Первоисточники 5 РИГВЕДА(ИЗБРАННОЕ)

Язык Ригведы является мантрическим, поэтическим и зачастую иносказательным и эзотерическим. Без учета этого невозможно надеяться ухватить смысл ведийских гимнов. Переводы малой толики из 1028 гимнов Ригведы сделаны с учетом того обстоятельства, что певцы-провидцы были не просто «несмышлеными», но искусными сочинителями, которые к тому же глубоко владели искусством экстатического самопреодоления посредством ритуала, молитвы и звука.

Выбор на этих отдельных произведениях из наиболее старой части ведийского свода был остановлен ввиду их особой связи с ведийской протойогой. Они дают нам общее представление о ведийском подходе к сакральному. Они также показывают, что риши разработали сложную духовную метафизику, предвосхищающую учения Упанишад, Бхагавадгиты и других санскритских трудов, основополагающих для веданты и ведантской йоги.

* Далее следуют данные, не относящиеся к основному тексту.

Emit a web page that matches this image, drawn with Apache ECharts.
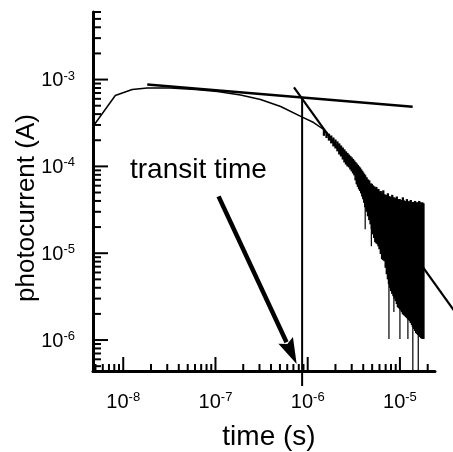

Ведийские гимны изобилуют символикой и мифологией, которые были орудиями для выражения риши более глубоких духовных истин, хотя мы не нестолько хорошо знакомы с ведийским миросозерцанием, чтобы полностью «раскрыть» глубокую символику и иносказательный язык гимнов. Наконец, даже вооруженный научными пояснениями современный исследователь Вед должен опираться на собственную интуицию в попытках понять гимны.

3.31

К богу Индре, средоточию ведийской духовности, часто обращаются в Ригведе. Обычно толкуемый как громовержец, Индра предстает воистину многоликим богом, которого связывают с множеством явлений — от грома, молнии и доходя до неба, огня и солнца, а также и времен года. В этом гимне Индра проявляется как божественный посредник, который умерщвляет Вритру, демона тьмы, и освобождает плененных коров. Для ведийского народа слово го означало большой круг понятий помимо «коровы», включая «животворные воды», «световые лучи» и «священную речь». Настоящий гимн можно прочитать по-разному, и все эти различные значения мог иметь в виду риши, когда сочинял гимн. Здесь явно идет сопоставление переживания восприятия света, занимающегося на заре, и свет в момент духовного просветления. К обоим событиям обращен жертвенный ритуал, прославляющий Индру, разру шителя мрака. Мы опять здесь встречаем косвенное указание на Солярную йогу — йогу настройки на излучение великого небесного существа, известного древним как Сурья.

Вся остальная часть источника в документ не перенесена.